Supercharge your video editing speed. We’ve got 10 ways to optimize your time in the editing suite.
Let’s be honest, for most editors who work on television, commercial and industrial projects, the faster you are the better (there’s a direct correlation between speed and earning potential). Let’s learn to be quicker with 10 ways to increase your editing speed, but in a way that doesn’t sacrifice quality for time.
1. There is a Reason We Call it a Rough, Fine and Final Cut
It’s important that the process of editing your rough cut, fine cut, and final cut don’t begin to merge into one another. Meaning, don’t start color correcting during the rough cut. Don’t do a final mix of your audio in your fine cut.
When creating your rough cut focus on the most important aspect of your project: having a solid and concise structure. Doing your finish edits up front will have you distracted and could wind up being a complete waste of time.
2. Have a Plan and Plan Ahead
When you begin a project you’re constantly facing a completion date or deadline. We tend to plan only for that deadline. No matter what, no project will ever gone perfectly and you’ll usually get hit with some issue at the worst possible time. Learn to plan ahead for these moments.
Set a realistic timeline, even if it’s longer than what your client desires. It’s better to pass on a project that simply isn’t feasible in the allotted time, than to miss the mark on delivery date. However long you think the project will take to edit, add 20-30% more as contingency. Don’t promise it done until then.
It’s easy to get lazy with file organization when you’re in a video editing session and under pressure – saving files to your Desktop with obscure file names. If you work this way, which is of course inadvisable, ALWAYS clean off your Desktop and Downloads folder at the end of the session day. Move the files into their appropriate organized folder and then go back and re-link them in your video editing app. You’ll end up thanking yourself that you took the time.
4. Placeholders Are Your Friend
Use placeholders often when editing rough and fine cuts, especially for VFX. We often know that a specific VFX shot is going to land at a certain point in your cut, but don’t have the completed shot yet. Rather than break your video editing groove, use a placeholder to signal that you’ll need to add this shot later on during the final cut stage. It also gives you a reference in the timeline and lets you edit around what will eventually be there.
5. Don’t Forget Those Ideas
During the entire production process have a handy notebook lying around to write down ideas and things you need to remember during post. Similarly, be sure that the crew is using a camera log during production – this will save you LOADS of time during your edits, as you’ll more easily be able to identify the good shots from the busted takes.
6. Remember It’s Okay to Have a Break
Whether you’re writing a treatment, drawing storyboards, filming or working on an edit you have to remind yourself that there times that you and the crew need to take a step back and walk away. Your project will suffer from fatigue if you just sit and work on an edit for hours on end.
7. Limit Distractions
When editing, turn off the distractions that come with working on a computer. Like your emails, messages, Facebook or Instagram notification. They can be a true distraction as you may find yourself stuck on Facebook instead of working.
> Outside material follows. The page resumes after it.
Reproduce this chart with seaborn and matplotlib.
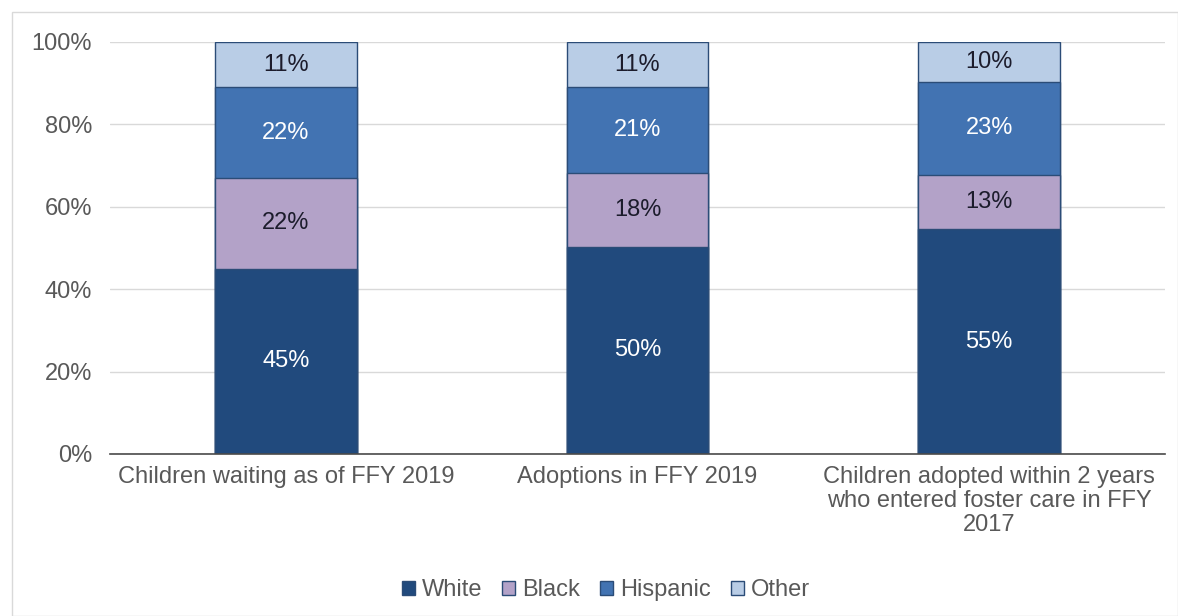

This is of course is not good for your workflow. When you sit down to edit your next film or video either disconnect the computer from the internet or (if you’re on a Mac) head over to the upper right-hand corner, click, and set your notifications to “Do Not Disturb”.
8. Use Keyboard Shortcuts
Get smart and stop using that mouse to click and search for the tools your need. Learn the keyboard shortcuts for those video editing processes instead. By using keyboard shortcuts you can drastically increase your editing speed.
9. Save the Audio Mix for Last
Any editor can tell you that mixing audio is a time consuming process and is best served for the end of the project. You should only start a final mix once the edit is locked and client approved.
For simple video projects, doing a mix in your editing app will usually suffice. There’s a simple round-trip feature in Premiere that makes this process simple.
10. Get Comfortable and Pick Your Spots
Video editing is a process that will keep you sitting on your rump for hours on end, so the first thing is to be sure comfortable and supported. We would suggest spending the money on a really great ergonomic chair or even a ball chair, whatever you prefer.